> [Set problem]
Transcribe all of the material below word for word and leave out its pictures.

-- START OF Available data --

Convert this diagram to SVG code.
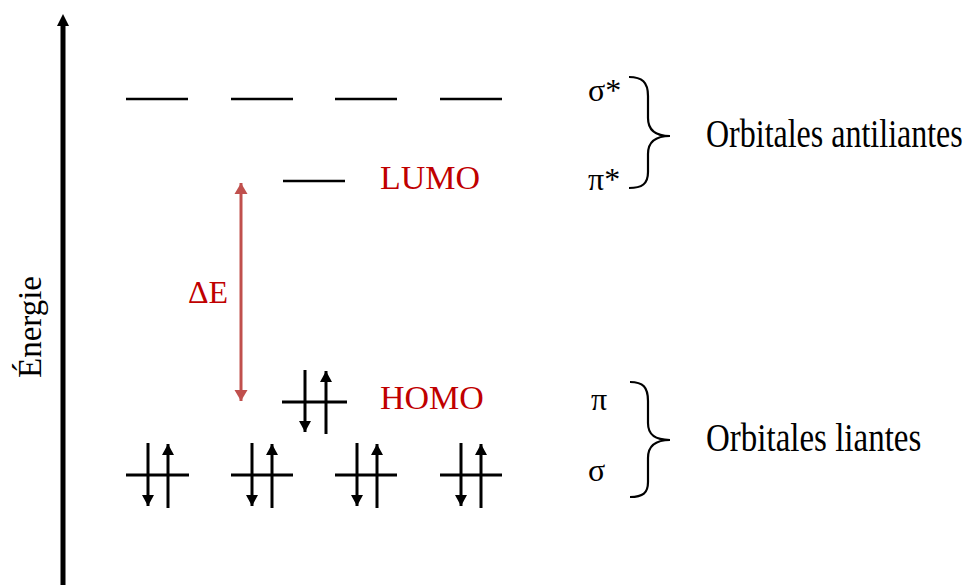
<svg xmlns="http://www.w3.org/2000/svg" width="977" height="585" viewBox="0 0 977 585">
<style>
.t{font-family:"Liberation Serif","Times New Roman",serif;fill:#000}
.r{fill:#C00000}
.lvl{stroke:#000;stroke-width:3;fill:none}
.dash{stroke:#000;stroke-width:2.5;fill:none}
.e{stroke:#000;stroke-width:3;fill:none}
.br{stroke:#000;stroke-width:2.2;fill:none}
</style>
<defs>
<marker id="ah" markerUnits="userSpaceOnUse" markerWidth="13" markerHeight="13" refX="11" refY="6.5" orient="auto">
<path d="M0,0.5 L11,6.5 L0,12.5 Z" fill="#000"/>
</marker>
<marker id="ahr" markerUnits="userSpaceOnUse" markerWidth="14" markerHeight="14" refX="11" refY="7" orient="auto">
<path d="M0,0.5 L11,7 L0,13.5 Z" fill="#C0504D"/>
</marker>
</defs>
<g id="axis">
<line x1="63" y1="585" x2="63" y2="24" stroke="#000" stroke-width="5"/>
<path d="M57,26 L63,14 L69,26 Z" fill="#000"/>
<text class="t" font-size="33" transform="translate(41,378) rotate(-90)">Énergie</text>
</g>
<g id="sigma-star">
<line class="dash" x1="126" y1="99" x2="188" y2="99"/>
<line class="dash" x1="231" y1="99" x2="293" y2="99"/>
<line class="dash" x1="335" y1="99" x2="397" y2="99"/>
<line class="dash" x1="440" y1="99" x2="502" y2="99"/>
<text class="t" font-size="32" x="588" y="101">σ*</text>
</g>
<g id="lumo">
<line class="dash" x1="283" y1="181" x2="345" y2="181"/>
<text class="t r" font-size="34" x="380" y="189">LUMO</text>
<text class="t" font-size="32" x="588" y="190">π*</text>
</g>
<g id="homo">
<line class="lvl" x1="282" y1="402" x2="347" y2="402"/>
<text class="t r" font-size="34" x="380" y="409">HOMO</text>
<text class="t" font-size="32" x="591" y="410">π</text>
</g>
<g id="sigma">
<line class="lvl" x1="126" y1="475" x2="189" y2="475"/>
<line class="lvl" x1="231" y1="475" x2="293" y2="475"/>
<line class="lvl" x1="335" y1="475" x2="397" y2="475"/>
<line class="lvl" x1="440" y1="475" x2="502" y2="475"/>
<text class="t" font-size="32" x="588" y="481">σ</text>
</g>
<g id="electrons">
<line class="e" x1="305" y1="370" x2="305" y2="432" marker-end="url(#ah)"/>
<line class="e" x1="326" y1="434" x2="326" y2="371" marker-end="url(#ah)"/>
<line class="e" x1="148" y1="443" x2="148" y2="506" marker-end="url(#ah)"/>
<line class="e" x1="168" y1="508" x2="168" y2="444" marker-end="url(#ah)"/>
<line class="e" x1="252" y1="443" x2="252" y2="506" marker-end="url(#ah)"/>
<line class="e" x1="272" y1="508" x2="272" y2="444" marker-end="url(#ah)"/>
<line class="e" x1="357" y1="443" x2="357" y2="506" marker-end="url(#ah)"/>
<line class="e" x1="377" y1="508" x2="377" y2="444" marker-end="url(#ah)"/>
<line class="e" x1="461" y1="443" x2="461" y2="506" marker-end="url(#ah)"/>
<line class="e" x1="481" y1="508" x2="481" y2="444" marker-end="url(#ah)"/>
</g>
<g id="connectors">
<line x1="241" y1="292" x2="241" y2="183" stroke="#C0504D" stroke-width="3" marker-end="url(#ahr)"/>
<line x1="241" y1="292" x2="241" y2="401" stroke="#C0504D" stroke-width="3" marker-end="url(#ahr)"/>
<text class="t r" font-size="32" x="188" y="303">ΔE</text>
</g>
<g id="brace-anti">
<path class="br" d="M629,77 C642,77 648,82 648,96 L648,118 C648,130 655,136 670,136 C655,136 648,142 648,154 L648,172 C648,184 642,188 629,188"/>
<text class="t" font-size="32" transform="translate(706,147) scale(1,1.22)">Orbitales antiliantes</text>
</g>
<g id="brace-liantes">
<path class="br" d="M630,382 C643,382 648,387 648,401 L648,423 C648,435 655,440 670,440 C655,440 648,446 648,458 L648,482 C648,493 643,497 630,497"/>
<text class="t" font-size="33" transform="translate(706,451) scale(1,1.2)">Orbitales liantes</text>
</g>
</svg>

-- END OF Available data --

> [In response]
Convert this diagram to SVG code.
<svg xmlns="http://www.w3.org/2000/svg" width="977" height="585" viewBox="0 0 977 585">
<style>
.t{font-family:"Liberation Serif","Times New Roman",serif;fill:#000}
.r{fill:#C00000}
.lvl{stroke:#000;stroke-width:3;fill:none}
.dash{stroke:#000;stroke-width:2.5;fill:none}
.e{stroke:#000;stroke-width:3;fill:none}
.br{stroke:#000;stroke-width:2.2;fill:none}
</style>
<defs>
<marker id="ah" markerUnits="userSpaceOnUse" markerWidth="13" markerHeight="13" refX="11" refY="6.5" orient="auto">
<path d="M0,0.5 L11,6.5 L0,12.5 Z" fill="#000"/>
</marker>
<marker id="ahr" markerUnits="userSpaceOnUse" markerWidth="14" markerHeight="14" refX="11" refY="7" orient="auto">
<path d="M0,0.5 L11,7 L0,13.5 Z" fill="#C0504D"/>
</marker>
</defs>
<g id="axis">
<line x1="63" y1="585" x2="63" y2="24" stroke="#000" stroke-width="5"/>
<path d="M57,26 L63,14 L69,26 Z" fill="#000"/>
<text class="t" font-size="33" transform="translate(41,378) rotate(-90)">Énergie</text>
</g>
<g id="sigma-star">
<line class="dash" x1="126" y1="99" x2="188" y2="99"/>
<line class="dash" x1="231" y1="99" x2="293" y2="99"/>
<line class="dash" x1="335" y1="99" x2="397" y2="99"/>
<line class="dash" x1="440" y1="99" x2="502" y2="99"/>
<text class="t" font-size="32" x="588" y="101">σ*</text>
</g>
<g id="lumo">
<line class="dash" x1="283" y1="181" x2="345" y2="181"/>
<text class="t r" font-size="34" x="380" y="189">LUMO</text>
<text class="t" font-size="32" x="588" y="190">π*</text>
</g>
<g id="homo">
<line class="lvl" x1="282" y1="402" x2="347" y2="402"/>
<text class="t r" font-size="34" x="380" y="409">HOMO</text>
<text class="t" font-size="32" x="591" y="410">π</text>
</g>
<g id="sigma">
<line class="lvl" x1="126" y1="475" x2="189" y2="475"/>
<line class="lvl" x1="231" y1="475" x2="293" y2="475"/>
<line class="lvl" x1="335" y1="475" x2="397" y2="475"/>
<line class="lvl" x1="440" y1="475" x2="502" y2="475"/>
<text class="t" font-size="32" x="588" y="481">σ</text>
</g>
<g id="electrons">
<line class="e" x1="305" y1="370" x2="305" y2="432" marker-end="url(#ah)"/>
<line class="e" x1="326" y1="434" x2="326" y2="371" marker-end="url(#ah)"/>
<line class="e" x1="148" y1="443" x2="148" y2="506" marker-end="url(#ah)"/>
<line class="e" x1="168" y1="508" x2="168" y2="444" marker-end="url(#ah)"/>
<line class="e" x1="252" y1="443" x2="252" y2="506" marker-end="url(#ah)"/>
<line class="e" x1="272" y1="508" x2="272" y2="444" marker-end="url(#ah)"/>
<line class="e" x1="357" y1="443" x2="357" y2="506" marker-end="url(#ah)"/>
<line class="e" x1="377" y1="508" x2="377" y2="444" marker-end="url(#ah)"/>
<line class="e" x1="461" y1="443" x2="461" y2="506" marker-end="url(#ah)"/>
<line class="e" x1="481" y1="508" x2="481" y2="444" marker-end="url(#ah)"/>
</g>
<g id="connectors">
<line x1="241" y1="292" x2="241" y2="183" stroke="#C0504D" stroke-width="3" marker-end="url(#ahr)"/>
<line x1="241" y1="292" x2="241" y2="401" stroke="#C0504D" stroke-width="3" marker-end="url(#ahr)"/>
<text class="t r" font-size="32" x="188" y="303">ΔE</text>
</g>
<g id="brace-anti">
<path class="br" d="M629,77 C642,77 648,82 648,96 L648,118 C648,130 655,136 670,136 C655,136 648,142 648,154 L648,172 C648,184 642,188 629,188"/>
<text class="t" font-size="32" transform="translate(706,147) scale(1,1.22)">Orbitales antiliantes</text>
</g>
<g id="brace-liantes">
<path class="br" d="M630,382 C643,382 648,387 648,401 L648,423 C648,435 655,440 670,440 C655,440 648,446 648,458 L648,482 C648,493 643,497 630,497"/>
<text class="t" font-size="33" transform="translate(706,451) scale(1,1.2)">Orbitales liantes</text>
</g>
</svg>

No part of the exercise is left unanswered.